- **Stated task**: Pull every line containing "this" from the entries.

- **Listed entries**:
[START]
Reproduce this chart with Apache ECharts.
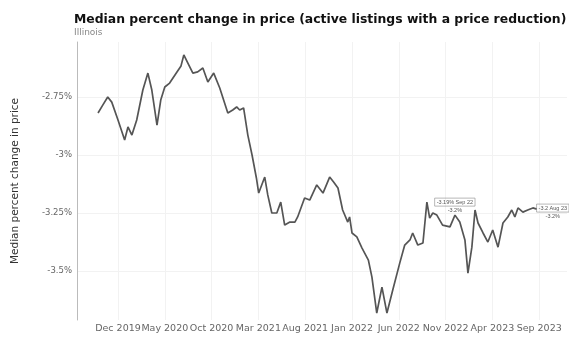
[END]
[START]
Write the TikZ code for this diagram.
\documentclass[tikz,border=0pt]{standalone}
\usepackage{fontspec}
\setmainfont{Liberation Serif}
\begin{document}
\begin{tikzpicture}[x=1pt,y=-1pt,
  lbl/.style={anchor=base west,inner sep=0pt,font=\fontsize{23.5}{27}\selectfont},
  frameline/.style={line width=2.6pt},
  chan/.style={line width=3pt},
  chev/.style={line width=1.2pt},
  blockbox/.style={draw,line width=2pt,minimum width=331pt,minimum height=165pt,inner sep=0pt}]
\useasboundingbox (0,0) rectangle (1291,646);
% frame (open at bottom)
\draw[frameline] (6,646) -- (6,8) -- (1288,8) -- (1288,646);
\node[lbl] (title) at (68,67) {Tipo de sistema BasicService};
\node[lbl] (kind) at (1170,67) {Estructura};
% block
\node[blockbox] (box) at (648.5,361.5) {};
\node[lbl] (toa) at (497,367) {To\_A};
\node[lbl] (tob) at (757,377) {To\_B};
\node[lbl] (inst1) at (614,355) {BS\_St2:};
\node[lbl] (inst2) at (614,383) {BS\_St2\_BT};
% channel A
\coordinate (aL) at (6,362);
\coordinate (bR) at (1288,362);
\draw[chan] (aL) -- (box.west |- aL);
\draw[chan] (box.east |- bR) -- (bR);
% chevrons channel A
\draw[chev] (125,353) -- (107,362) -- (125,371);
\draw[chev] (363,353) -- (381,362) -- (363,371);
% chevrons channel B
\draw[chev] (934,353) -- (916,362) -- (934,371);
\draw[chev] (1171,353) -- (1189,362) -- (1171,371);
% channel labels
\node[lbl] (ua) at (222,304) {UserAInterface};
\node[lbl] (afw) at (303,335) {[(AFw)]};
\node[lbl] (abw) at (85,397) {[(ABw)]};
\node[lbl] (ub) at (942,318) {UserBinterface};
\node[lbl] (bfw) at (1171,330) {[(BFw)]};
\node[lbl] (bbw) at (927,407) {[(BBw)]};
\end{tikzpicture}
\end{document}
[END]
[START]
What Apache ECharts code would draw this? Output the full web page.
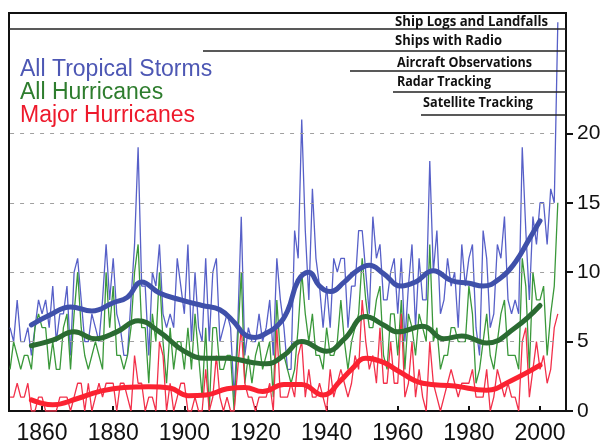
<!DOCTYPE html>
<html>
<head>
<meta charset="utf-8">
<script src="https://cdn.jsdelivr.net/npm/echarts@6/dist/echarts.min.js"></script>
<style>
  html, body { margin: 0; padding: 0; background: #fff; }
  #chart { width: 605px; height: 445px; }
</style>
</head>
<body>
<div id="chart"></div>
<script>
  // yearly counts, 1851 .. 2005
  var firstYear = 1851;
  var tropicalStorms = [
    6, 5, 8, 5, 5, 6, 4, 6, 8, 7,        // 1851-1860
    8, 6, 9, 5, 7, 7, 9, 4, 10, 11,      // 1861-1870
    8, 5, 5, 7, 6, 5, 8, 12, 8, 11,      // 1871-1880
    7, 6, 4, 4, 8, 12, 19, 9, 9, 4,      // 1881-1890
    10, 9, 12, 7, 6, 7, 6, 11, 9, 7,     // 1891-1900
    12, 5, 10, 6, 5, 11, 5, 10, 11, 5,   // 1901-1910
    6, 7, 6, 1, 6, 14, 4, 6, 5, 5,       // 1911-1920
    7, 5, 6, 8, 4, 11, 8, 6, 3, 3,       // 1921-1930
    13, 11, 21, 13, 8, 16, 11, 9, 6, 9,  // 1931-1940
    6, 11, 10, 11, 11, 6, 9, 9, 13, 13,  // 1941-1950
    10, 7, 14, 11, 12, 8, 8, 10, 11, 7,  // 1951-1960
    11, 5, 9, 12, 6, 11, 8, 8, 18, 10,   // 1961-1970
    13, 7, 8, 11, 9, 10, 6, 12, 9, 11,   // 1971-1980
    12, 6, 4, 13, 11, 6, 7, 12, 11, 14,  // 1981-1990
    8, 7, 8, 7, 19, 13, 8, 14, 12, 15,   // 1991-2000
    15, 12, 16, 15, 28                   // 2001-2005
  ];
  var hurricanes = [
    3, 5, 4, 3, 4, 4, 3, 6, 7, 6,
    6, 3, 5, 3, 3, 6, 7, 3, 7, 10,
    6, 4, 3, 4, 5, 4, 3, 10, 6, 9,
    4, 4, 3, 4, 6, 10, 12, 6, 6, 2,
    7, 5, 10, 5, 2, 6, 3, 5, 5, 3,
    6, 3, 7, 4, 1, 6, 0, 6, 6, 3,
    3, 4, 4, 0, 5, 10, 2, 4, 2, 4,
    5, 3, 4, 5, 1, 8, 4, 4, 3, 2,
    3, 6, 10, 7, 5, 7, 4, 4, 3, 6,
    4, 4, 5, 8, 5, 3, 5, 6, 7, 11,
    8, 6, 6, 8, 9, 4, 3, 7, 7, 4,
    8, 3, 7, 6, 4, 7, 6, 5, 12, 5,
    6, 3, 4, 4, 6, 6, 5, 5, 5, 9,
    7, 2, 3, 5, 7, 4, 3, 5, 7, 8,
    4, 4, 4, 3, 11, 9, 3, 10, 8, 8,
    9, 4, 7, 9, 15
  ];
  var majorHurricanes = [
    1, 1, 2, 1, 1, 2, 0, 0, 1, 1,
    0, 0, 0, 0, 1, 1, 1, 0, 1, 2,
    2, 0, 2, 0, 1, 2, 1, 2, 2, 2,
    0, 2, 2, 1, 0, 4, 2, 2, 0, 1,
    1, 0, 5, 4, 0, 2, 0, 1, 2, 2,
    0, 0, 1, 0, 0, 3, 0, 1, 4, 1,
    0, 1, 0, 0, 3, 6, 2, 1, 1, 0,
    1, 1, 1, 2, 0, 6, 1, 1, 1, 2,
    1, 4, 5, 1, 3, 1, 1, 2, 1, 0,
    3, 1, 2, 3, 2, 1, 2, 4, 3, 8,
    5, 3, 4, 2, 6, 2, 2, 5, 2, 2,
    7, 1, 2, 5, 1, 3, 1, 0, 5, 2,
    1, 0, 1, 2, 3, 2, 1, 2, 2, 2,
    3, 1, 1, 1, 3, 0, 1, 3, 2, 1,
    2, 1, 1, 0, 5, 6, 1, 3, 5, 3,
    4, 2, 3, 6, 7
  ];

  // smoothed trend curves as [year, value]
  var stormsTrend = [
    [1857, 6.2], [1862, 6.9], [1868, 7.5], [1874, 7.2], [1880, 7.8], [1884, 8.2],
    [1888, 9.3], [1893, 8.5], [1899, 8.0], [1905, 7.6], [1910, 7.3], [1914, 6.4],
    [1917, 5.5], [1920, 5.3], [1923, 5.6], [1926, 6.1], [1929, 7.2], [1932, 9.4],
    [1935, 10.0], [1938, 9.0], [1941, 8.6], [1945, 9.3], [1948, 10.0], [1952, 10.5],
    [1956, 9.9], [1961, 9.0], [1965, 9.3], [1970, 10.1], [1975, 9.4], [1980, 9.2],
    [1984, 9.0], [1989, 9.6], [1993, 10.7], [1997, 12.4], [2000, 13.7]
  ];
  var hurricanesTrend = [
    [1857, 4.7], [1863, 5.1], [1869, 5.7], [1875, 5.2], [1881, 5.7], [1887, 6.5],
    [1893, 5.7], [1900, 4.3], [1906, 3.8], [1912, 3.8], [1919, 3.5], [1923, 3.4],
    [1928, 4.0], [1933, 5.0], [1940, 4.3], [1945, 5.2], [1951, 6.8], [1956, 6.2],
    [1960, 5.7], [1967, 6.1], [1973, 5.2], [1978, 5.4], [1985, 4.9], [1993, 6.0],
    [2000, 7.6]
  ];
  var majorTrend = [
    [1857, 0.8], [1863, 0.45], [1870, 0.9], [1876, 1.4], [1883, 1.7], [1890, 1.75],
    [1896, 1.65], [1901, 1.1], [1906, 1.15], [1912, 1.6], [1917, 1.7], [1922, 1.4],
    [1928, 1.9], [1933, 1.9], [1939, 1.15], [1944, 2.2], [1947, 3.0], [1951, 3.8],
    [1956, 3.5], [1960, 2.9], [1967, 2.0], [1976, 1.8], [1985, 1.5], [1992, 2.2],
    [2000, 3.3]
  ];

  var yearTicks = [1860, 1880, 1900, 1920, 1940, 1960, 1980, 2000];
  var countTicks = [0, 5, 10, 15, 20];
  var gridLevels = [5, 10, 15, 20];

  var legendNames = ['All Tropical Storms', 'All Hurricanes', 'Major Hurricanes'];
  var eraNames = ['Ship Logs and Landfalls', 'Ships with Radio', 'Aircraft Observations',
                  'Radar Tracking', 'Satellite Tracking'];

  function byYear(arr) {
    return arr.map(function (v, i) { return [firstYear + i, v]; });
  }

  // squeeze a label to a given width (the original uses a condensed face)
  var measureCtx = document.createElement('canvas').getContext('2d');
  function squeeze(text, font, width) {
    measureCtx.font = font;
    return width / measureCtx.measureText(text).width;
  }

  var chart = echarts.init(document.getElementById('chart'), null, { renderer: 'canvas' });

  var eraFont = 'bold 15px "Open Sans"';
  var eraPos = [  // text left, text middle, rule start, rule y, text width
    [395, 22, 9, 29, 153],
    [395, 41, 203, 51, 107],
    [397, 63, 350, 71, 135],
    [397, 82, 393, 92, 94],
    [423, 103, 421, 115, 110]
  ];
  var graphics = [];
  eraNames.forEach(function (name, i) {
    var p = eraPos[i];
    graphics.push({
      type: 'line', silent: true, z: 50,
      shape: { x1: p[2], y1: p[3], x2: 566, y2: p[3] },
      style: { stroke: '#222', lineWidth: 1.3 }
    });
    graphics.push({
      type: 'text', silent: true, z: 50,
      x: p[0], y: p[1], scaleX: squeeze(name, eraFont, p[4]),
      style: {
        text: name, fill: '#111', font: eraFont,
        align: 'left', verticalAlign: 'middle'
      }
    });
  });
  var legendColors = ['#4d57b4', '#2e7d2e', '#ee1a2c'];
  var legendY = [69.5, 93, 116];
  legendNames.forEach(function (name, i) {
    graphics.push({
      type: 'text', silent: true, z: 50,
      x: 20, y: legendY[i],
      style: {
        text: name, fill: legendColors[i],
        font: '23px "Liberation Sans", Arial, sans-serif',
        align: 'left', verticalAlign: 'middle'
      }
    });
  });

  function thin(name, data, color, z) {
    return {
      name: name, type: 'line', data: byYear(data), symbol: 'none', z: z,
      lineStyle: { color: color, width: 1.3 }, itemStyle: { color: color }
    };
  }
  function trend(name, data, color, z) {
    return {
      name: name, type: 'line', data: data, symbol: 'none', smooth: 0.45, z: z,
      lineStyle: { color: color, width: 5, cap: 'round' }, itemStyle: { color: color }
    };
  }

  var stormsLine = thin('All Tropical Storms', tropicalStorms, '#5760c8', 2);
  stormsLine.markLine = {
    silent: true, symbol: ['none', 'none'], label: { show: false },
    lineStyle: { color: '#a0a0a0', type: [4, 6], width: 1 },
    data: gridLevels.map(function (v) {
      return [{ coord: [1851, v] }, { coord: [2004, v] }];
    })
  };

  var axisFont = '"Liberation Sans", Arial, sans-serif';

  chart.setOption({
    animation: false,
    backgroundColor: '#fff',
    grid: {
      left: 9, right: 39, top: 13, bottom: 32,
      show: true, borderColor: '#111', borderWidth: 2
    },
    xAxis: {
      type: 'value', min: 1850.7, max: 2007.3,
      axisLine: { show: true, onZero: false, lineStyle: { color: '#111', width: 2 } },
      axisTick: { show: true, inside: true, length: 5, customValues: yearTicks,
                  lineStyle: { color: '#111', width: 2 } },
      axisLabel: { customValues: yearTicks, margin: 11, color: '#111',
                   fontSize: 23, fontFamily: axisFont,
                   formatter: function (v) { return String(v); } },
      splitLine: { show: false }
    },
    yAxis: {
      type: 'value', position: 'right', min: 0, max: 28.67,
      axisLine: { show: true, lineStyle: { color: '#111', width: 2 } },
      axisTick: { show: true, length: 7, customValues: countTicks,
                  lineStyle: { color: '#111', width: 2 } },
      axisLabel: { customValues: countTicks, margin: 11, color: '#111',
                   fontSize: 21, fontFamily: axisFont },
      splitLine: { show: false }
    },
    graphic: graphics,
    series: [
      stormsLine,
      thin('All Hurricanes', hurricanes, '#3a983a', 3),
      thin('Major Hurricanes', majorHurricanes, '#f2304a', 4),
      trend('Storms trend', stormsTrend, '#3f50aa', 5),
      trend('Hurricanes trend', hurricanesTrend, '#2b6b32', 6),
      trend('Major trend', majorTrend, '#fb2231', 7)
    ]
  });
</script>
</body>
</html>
[END]
- **Exercise output**:
Reproduce this chart with Apache ECharts.
Write the TikZ code for this diagram.
What Apache ECharts code would draw this? Output the full web page.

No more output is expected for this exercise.